Fourth, of the moderately strong organic bases, the tertiary amines, only trimethylamine, the first in the series, is practical in terms of a convenient equivalent weight. The equivalent weights of the tertiary amines increase rapidly upon going up in the series to triethylamine and tripropylamine. Trimethylamine, however, offers a few disadvantages in that it is expensive to obtain and, in addition, has three carbon atoms per molecule which may leave a carbon residue, especially on firing in a nonoxidizing atmosphere.
Of the very strong bases, the quaternary ammonium hydroxides, about equal in strength to sodium hydroxide, only the first in the series, tetramethylammonium hydroxide, is practical. Tetramethylammonium hydroxide, nonetheless, has drawbacks similar to those found in using trimethylamine.
Fifth, a pH adjustment, subsequent to the initial precipitation, leads to a second precipitation. The second precipitate would probably have a different composition than the first. This could lead to some degree of segregation of the metals within the precipitate, as well as a loss of compositional homogeneity. For homogeneity of a coprecipitate, a single one-time precipitation is advised.

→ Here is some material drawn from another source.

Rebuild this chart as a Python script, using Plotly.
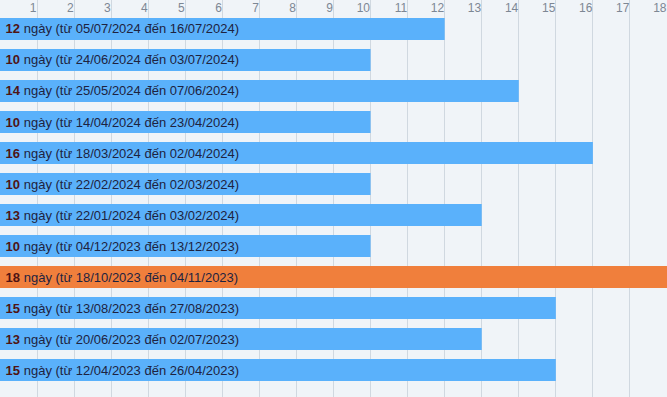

Sixth, the solutions can be chilled or mixed with alcohol to decrease the solubility of the precipitates. The alcohol can also act as an antifreeze enabling precipitations below 0.degree. C. However, several precipitating agents have lower solubility in cold water or are insoluble in alcohol. Examples of these precipitating agents include the oxalates of sodium, potassium, and ammonium.

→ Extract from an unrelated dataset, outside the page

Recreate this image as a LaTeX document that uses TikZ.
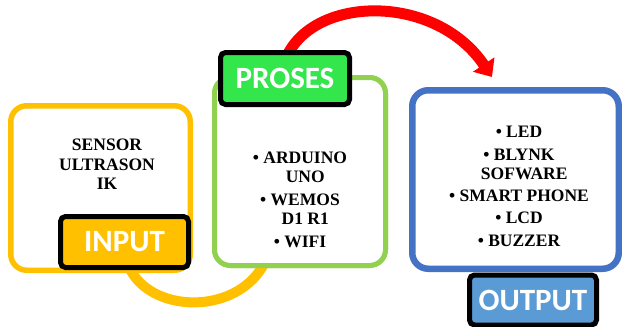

It would be desirable to develop a method for quantitatively coprecipitating multicomponent, chemically homogeneous oxide powder precursors.
It would be further desirable to develop a method for coprecipitating multicomponent oxide powder precursors such that upon decomposition, intimately mixed, finely divided oxides with high surface area and chemical homogeneity would be produced.
The present invention demonstrates a new and improved method which addresses the above-referenced problems and others, and provides a method for coprecipitating multicomponent ceramic powder precursors that is simple, quantitative, and economical.